— start of RECORDED INFORMATION —
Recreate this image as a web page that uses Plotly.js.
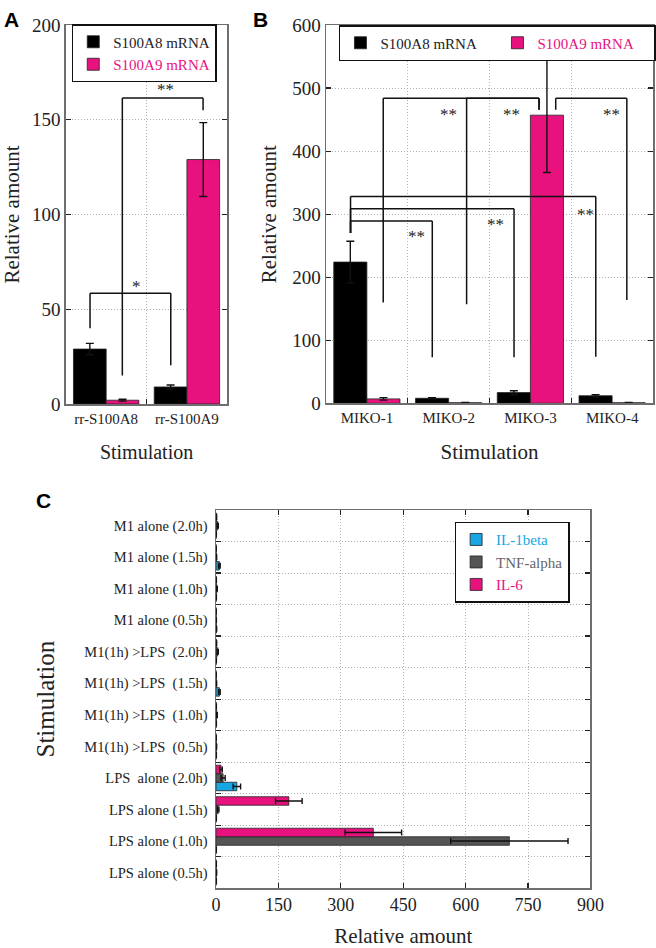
<!DOCTYPE html>
<html>
<head>
<meta charset="utf-8">
<script src="https://cdn.plot.ly/plotly-3.0.1.min.js"></script>
<style>html,body{margin:0;padding:0;background:#fff;}#chart{width:656px;height:948px;}</style>
</head>
<body>
<div id="chart"></div>
<script>
// ---------- Panel A data ----------
const catsA = ['rr-S100A8', 'rr-S100A9'];
const a8 = [29, 9];
const a8err = [3, 1];
const a9 = [2, 129];
const a9err = [0.5, 19.5];

// ---------- Panel B data ----------
const catsB = ['MIKO-1', 'MIKO-2', 'MIKO-3', 'MIKO-4'];
const b8 = [224, 8, 17, 12];
const b8err = [33, 1, 3, 1.5];
const b9 = [7, 1, 457, 1];
const b9err = [2, 0.5, 91, 0.3];

// ---------- Panel C data (bottom to top) ----------
const catsC = ['LPS alone (0.5h)', 'LPS alone (1.0h)', 'LPS alone (1.5h)', 'LPS\u00a0 alone (2.0h)',
  'M1(1h) >LPS\u00a0 (0.5h)', 'M1(1h) >LPS\u00a0 (1.0h)', 'M1(1h) >LPS\u00a0 (1.5h)', 'M1(1h) >LPS\u00a0 (2.0h)',
  'M1 alone (0.5h)', 'M1 alone (1.0h)', 'M1 alone (1.5h)', 'M1 alone (2.0h)'];
const il1b = [0.5, 0.5, 0.5, 50, 0.5, 0.5, 8, 0.5, 1, 0.5, 8, 0.5];
const il1bErr = [0.3, 0.3, 0.3, 9, 0.3, 0.3, 2, 0.3, 0.5, 0.3, 2, 0.3];
const tnf = [1, 705, 5, 17, 1, 2, 1, 4, 0.5, 2, 1, 4];
const tnfErr = [0.5, 141, 2, 5, 0.5, 1, 0.5, 1.5, 0.3, 1, 0.5, 1.5];
const il6 = [0.5, 378, 175, 12, 0.3, 0.5, 0.3, 1, 0.3, 0.5, 0.3, 1];
const il6Err = [0.3, 68, 32, 3, 0.2, 0.3, 0.2, 0.5, 0.2, 0.3, 0.2, 0.5];

// significance brackets: [leftX, rightX, top, leftLegEnd, rightLegEnd, label, labelX, labelY]
const bracketsA = [
  [0.2, 1.2, 161.5, 15, 155, '**', 0.74, 166],
  [-0.2, 0.8, 58.5, 40, 20.5, '*', 0.38, 62]
];
const bracketsB = [
  [0.2, 2.106, 484, 160, 465.5, '**', 1.0, 458],
  [1.22, 2.106, 484, 157, 465.5, '**', 1.77, 458],
  [2.31, 3.18, 484, 465.5, 164, '**', 2.99, 458],
  [-0.2, 0.8, 289, 270, 73, '**', 0.61, 265],
  [-0.2, 1.8, 308.4, 270, 73, '**', 1.57, 284],
  [-0.2, 2.8, 328, 270, 74, '**', 2.68, 299]
];

const SERIF = 'Liberation Serif';
const PINK = '#e8127f';
const BLUE = '#16a6e2';
const GRAY = '#555555';
const OUT = {color: '#222', width: 0.8};
const GRIDDASH = '1px,2px';

function axis(extra) {
  return Object.assign({
    showline: true, linecolor: '#6e6e6e', linewidth: 1.5, mirror: 'ticks',
    ticks: 'inside', ticklen: 5, tickwidth: 1.2, tickcolor: '#222',
    showgrid: true, gridcolor: '#b0b0b0', griddash: GRIDDASH, gridwidth: 1,
    zeroline: false, fixedrange: true,
    tickfont: {family: SERIF, size: 19, color: '#222'}
  }, extra);
}

const errY = (arr) => ({type: 'data', array: arr, visible: true, color: '#111', thickness: 1.4, width: 4});
const errX = (arr) => ({type: 'data', array: arr, visible: true, color: '#111', thickness: 1.4, width: 3});

const traces = [
  {type: 'bar', x: catsA, y: a8, name: 'S100A8 mRNA', marker: {color: '#000', line: OUT},
   error_y: errY(a8err), xaxis: 'x', yaxis: 'y', legend: 'legend'},
  {type: 'bar', x: catsA, y: a9, name: '<span style="color:' + PINK + '">S100A9 mRNA</span>', marker: {color: PINK, line: OUT},
   error_y: errY(a9err), xaxis: 'x', yaxis: 'y', legend: 'legend'},
  {type: 'bar', x: catsB, y: b8, name: 'S100A8 mRNA', marker: {color: '#000', line: OUT},
   error_y: errY(b8err), xaxis: 'x2', yaxis: 'y2', legend: 'legend2'},
  {type: 'bar', x: catsB, y: b9, name: '<span style="color:' + PINK + '">S100A9 mRNA</span>', marker: {color: PINK, line: OUT},
   error_y: errY(b9err), xaxis: 'x2', yaxis: 'y2', legend: 'legend2'},
  {type: 'bar', orientation: 'h', y: catsC, x: il1b, name: '<span style="color:' + BLUE + '">IL-1beta</span>', marker: {color: BLUE, line: OUT},
   error_x: errX(il1bErr), xaxis: 'x3', yaxis: 'y3', legend: 'legend3'},
  {type: 'bar', orientation: 'h', y: catsC, x: tnf, name: '<span style="color:#666">TNF-alpha</span>', marker: {color: GRAY, line: OUT},
   error_x: errX(tnfErr), xaxis: 'x3', yaxis: 'y3', legend: 'legend3'},
  {type: 'bar', orientation: 'h', y: catsC, x: il6, name: '<span style="color:' + PINK + '">IL-6</span>', marker: {color: PINK, line: OUT},
   error_x: errX(il6Err), xaxis: 'x3', yaxis: 'y3', legend: 'legend3'}
];

const shapes = [];
const annotations = [];
function addBrackets(list, xr, yr) {
  list.forEach(b => {
    const [x0, x1, top, l0, l1, lab, lx, ly] = b;
    const ln = {color: '#111', width: 1.5};
    shapes.push({type: 'line', xref: xr, yref: yr, x0: x0, x1: x0, y0: l0, y1: top, line: ln});
    shapes.push({type: 'line', xref: xr, yref: yr, x0: x0, x1: x1, y0: top, y1: top, line: ln});
    shapes.push({type: 'line', xref: xr, yref: yr, x0: x1, x1: x1, y0: top, y1: l1, line: ln});
    annotations.push({xref: xr, yref: yr, x: lx, y: ly, text: lab, showarrow: false,
      font: {family: SERIF, size: 17, color: '#222'}, xanchor: 'center', yanchor: 'middle'});
  });
}
addBrackets(bracketsA, 'x', 'y');
addBrackets(bracketsB, 'x2', 'y2');

[['A', 2, 6], ['B', 252, 6], ['C', 34, 487]].forEach(p => {
  annotations.push({xref: 'paper', yref: 'paper', x: p[1] / 656, y: 1 - p[2] / 948, xanchor: 'left', yanchor: 'top',
    text: '<b>' + p[0] + '</b>', showarrow: false, font: {family: 'Liberation Sans', size: 21, color: '#000'}});
});

const legendBase = {bgcolor: '#fff', bordercolor: '#111', borderwidth: 1.5,
  font: {family: SERIF, size: 15, color: '#222'}, xanchor: 'left', yanchor: 'top'};

const layout = {
  width: 656, height: 948,
  margin: {l: 0, r: 0, t: 0, b: 0},
  paper_bgcolor: '#fff', plot_bgcolor: '#fff',
  font: {family: SERIF},
  barmode: 'group', bargap: 0.19, bargroupgap: 0,
  showlegend: true,
  xaxis: axis({domain: [66 / 656, 228 / 656], anchor: 'y', type: 'category', tickson: 'boundaries', range: [-0.5, 1.5],
    tickfont: {family: SERIF, size: 15, color: '#222'},
    title: {text: 'Stimulation', font: {family: SERIF, size: 20, color: '#222'}, standoff: 19}}),
  yaxis: axis({domain: [1 - 404 / 948, 1 - 25 / 948], anchor: 'x', range: [0, 200], dtick: 50,
    title: {text: 'Relative amount', font: {family: SERIF, size: 21, color: '#222'}, standoff: 10}}),
  xaxis2: axis({domain: [327 / 656, 655 / 656], anchor: 'y2', type: 'category', tickson: 'boundaries', range: [-0.5, 3.5],
    tickfont: {family: SERIF, size: 15, color: '#222'},
    title: {text: 'Stimulation', font: {family: SERIF, size: 21, color: '#222'}, standoff: 19}}),
  yaxis2: axis({domain: [1 - 403.3 / 948, 1 - 25 / 948], anchor: 'x2', range: [0, 600], dtick: 100,
    title: {text: 'Relative amount', font: {family: SERIF, size: 21, color: '#222'}, standoff: 10}}),
  xaxis3: axis({domain: [216.7 / 656, 592.3 / 656], anchor: 'y3', range: [0, 900], dtick: 150,
    tickfont: {family: SERIF, size: 18, color: '#222'},
    title: {text: 'Relative amount', font: {family: SERIF, size: 21, color: '#222'}, standoff: 14}}),
  yaxis3: axis({domain: [1 - 888.3 / 948, 1 - 510 / 948], anchor: 'x3', type: 'category', tickson: 'boundaries', range: [-0.5, 11.5],
    tickfont: {family: SERIF, size: 14.5, color: '#222'}, ticklabelstandoff: 4,
    title: {text: 'Stimulation', font: {family: SERIF, size: 25, color: '#222'}, standoff: 22}}),
  legend: Object.assign({}, legendBase, {x: 72 / 656, y: 1 - 24 / 948}),
  legend2: Object.assign({}, legendBase, {x: 340 / 656, y: 1 - 25 / 948, orientation: 'h', entrywidth: 112, entrywidthmode: 'pixels'}),
  legend3: Object.assign({}, legendBase, {x: 456 / 656, y: 1 - 521.7 / 948}),
  shapes: shapes,
  annotations: annotations
};

Plotly.newPlot('chart', traces, layout, {displayModeBar: false, staticPlot: true});
</script>
</body>
</html>
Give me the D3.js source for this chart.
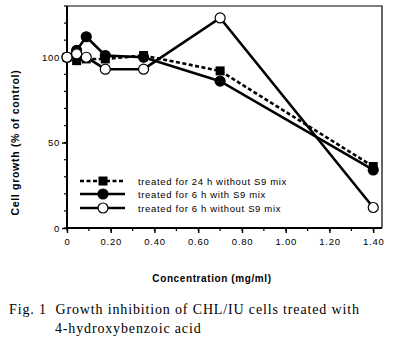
<!DOCTYPE html>
<html>
<head>
<meta charset="utf-8">
<script src="https://cdn.jsdelivr.net/npm/d3@7"></script>
<style>
  body { margin: 0; background: #fff; }
  svg { display: block; }
</style>
</head>
<body>
<svg></svg>
<script>
// concentrations (mg/ml) and cell growth (% of control) per treatment
var conc = [0, 0.044, 0.088, 0.175, 0.35, 0.70, 1.40];
var growth24NoS9 = [100, 98, 99, 99, 101, 92, 36];
var growth6WithS9 = [100, 104, 112, 101, 100, 86, 34];
var growth6NoS9 = [100, 102, 100, 93, 93, 123, 12];

var seriesNames = ["treated for 24 h without S9 mix", "treated for 6 h with S9 mix", "treated for 6 h without S9 mix"];
var xTicks = [0, 0.2, 0.4, 0.6, 0.8, 1.0, 1.2, 1.4];
var yTicks = [0, 50, 100];

var series = [
    { name: seriesNames[0], values: growth24NoS9, marker: "square", dash: "4,2.5" },
    { name: seriesNames[1], values: growth6WithS9, marker: "dot", dash: null },
    { name: seriesNames[2], values: growth6NoS9, marker: "open", dash: null }
];

const svgWidth = 393, svgHeight = 341;

var svg = d3.select("svg")
    .attr("width", svgWidth)
    .attr("height", svgHeight);

var x = d3.scaleLinear().domain([0, 1.44]).range([67, 382]);
var y = d3.scaleLinear().domain([0, 130]).range([228, 6]);

// frame top / right
svg.append("path")
    .attr("d", "M" + x(0) + "," + y(130) + "H" + x(1.44) + "V" + y(0))
    .attr("fill", "none")
    .attr("stroke", "#000")
    .attr("stroke-width", 1.2);

// minor ticks
svg.append("g").selectAll("line")
    .data(d3.range(0, 131, 10))
    .join("line")
    .attr("x1", x(0) - 3).attr("x2", x(0))
    .attr("y1", d => y(d)).attr("y2", d => y(d))
    .attr("stroke", "#000").attr("stroke-width", 1.2);

svg.append("g").selectAll("line")
    .data(d3.range(0, 15).map(i => i / 10))
    .join("line")
    .attr("x1", d => x(d)).attr("x2", d => x(d))
    .attr("y1", y(0)).attr("y2", y(0) + 3)
    .attr("stroke", "#000").attr("stroke-width", 1.2);

var yAxis = d3.axisLeft(y).tickValues(yTicks).tickSize(5).tickPadding(2);
var xAxis = d3.axisBottom(x).tickValues(xTicks).tickSize(5).tickPadding(5)
    .tickFormat(d => d === 0 ? "0" : d3.format(".2f")(d));

var gy = svg.append("g").attr("transform", "translate(" + x(0) + ",0)").call(yAxis);
var gx = svg.append("g").attr("transform", "translate(0," + y(0) + ")").call(xAxis);

// keep the axis lines within the data range, no end caps
gy.select(".domain").attr("d", "M0," + y(130) + "V" + y(0));
gx.select(".domain").attr("d", "M" + x(0) + ",0H" + x(1.44));

svg.selectAll(".domain").attr("stroke-width", 2);
svg.selectAll(".tick line").attr("stroke-width", 1.4);
svg.selectAll(".tick text")
    .attr("font-family", "Liberation Sans, Arial, sans-serif")
    .attr("font-size", 9.5)
    .attr("letter-spacing", 0.7)
    .attr("fill", "#000");

// axis titles
svg.append("text")
    .attr("transform", "translate(19," + y(50) + ") rotate(-90)")
    .attr("text-anchor", "middle")
    .attr("font-family", "Liberation Sans, Arial, sans-serif")
    .attr("font-weight", "bold")
    .attr("font-size", 10.5)
    .attr("letter-spacing", 0.7)
    .text("Cell growth (% of control)");

svg.append("text")
    .attr("x", 212).attr("y", 282)
    .attr("text-anchor", "middle")
    .attr("font-family", "Liberation Sans, Arial, sans-serif")
    .attr("font-weight", "bold")
    .attr("font-size", 10)
    .attr("letter-spacing", 0.6)
    .text("Concentration (mg/ml)");

var line = d3.line()
    .x(d => x(d[0]))
    .y(d => y(d[1]));

function drawMarker(g, m, cx, cy) {
    if (m === "square") {
        g.append("rect")
            .attr("x", cx - 4.5).attr("y", cy - 4.5)
            .attr("width", 9).attr("height", 9)
            .attr("fill", "#000");
    } else {
        g.append("circle")
            .attr("cx", cx).attr("cy", cy).attr("r", 5)
            .attr("fill", m === "open" ? "#fff" : "#000")
            .attr("stroke", "#000").attr("stroke-width", 1.2);
    }
}

series.forEach(function(s) {
    var pts = conc.map((c, i) => [c, s.values[i]]);
    var g = svg.append("g");
    g.append("path")
        .attr("d", line(pts))
        .attr("fill", "none")
        .attr("stroke", "#000")
        .attr("stroke-width", 2.6)
        .attr("stroke-dasharray", s.dash);
    pts.forEach(p => drawMarker(g, s.marker, x(p[0]), y(p[1])));
});

// legend
var legendY = [181, 194, 208];
series.forEach(function(s, i) {
    var g = svg.append("g");
    g.append("line")
        .attr("x1", 80).attr("x2", 125)
        .attr("y1", legendY[i]).attr("y2", legendY[i])
        .attr("stroke", "#000")
        .attr("stroke-width", 2.6)
        .attr("stroke-dasharray", s.dash);
    drawMarker(g, s.marker, 103, legendY[i]);
    g.append("text")
        .attr("x", 138).attr("y", legendY[i] + 3.5)
        .attr("font-family", "Liberation Sans, Arial, sans-serif")
        .attr("font-size", 9.5)
        .attr("letter-spacing", 0.65)
        .text(s.name);
});

// figure caption
var caption = svg.append("text")
    .attr("font-family", "Liberation Serif, Times New Roman, serif")
    .attr("font-size", 14)
    .attr("letter-spacing", 0.85)
    .style("white-space", "pre");
caption.append("tspan").attr("x", 9).attr("y", 314)
    .text("Fig. 1  Growth inhibition of CHL/IU cells treated with");
caption.append("tspan").attr("x", 55).attr("y", 333)
    .text("4-hydroxybenzoic acid");
</script>
</body>
</html>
— end of RECORDED INFORMATION —
**GIVEN INSTRUCTION**
Starting at the line containing "Give me the D3.js source for this chart." and stopping after the line containing "var yTicks = [0, 50, 100];", give the lines again exactly and leave out every image.

**OUTPUT**
Give me the D3.js source for this chart.
<!DOCTYPE html>
<html>
<head>
<meta charset="utf-8">
<script src="https://cdn.jsdelivr.net/npm/d3@7"></script>
<style>
  body { margin: 0; background: #fff; }
  svg { display: block; }
</style>
</head>
<body>
<svg></svg>
<script>
// concentrations (mg/ml) and cell growth (% of control) per treatment
var conc = [0, 0.044, 0.088, 0.175, 0.35, 0.70, 1.40];
var growth24NoS9 = [100, 98, 99, 99, 101, 92, 36];
var growth6WithS9 = [100, 104, 112, 101, 100, 86, 34];
var growth6NoS9 = [100, 102, 100, 93, 93, 123, 12];

var seriesNames = ["treated for 24 h without S9 mix", "treated for 6 h with S9 mix", "treated for 6 h without S9 mix"];
var xTicks = [0, 0.2, 0.4, 0.6, 0.8, 1.0, 1.2, 1.4];
var yTicks = [0, 50, 100];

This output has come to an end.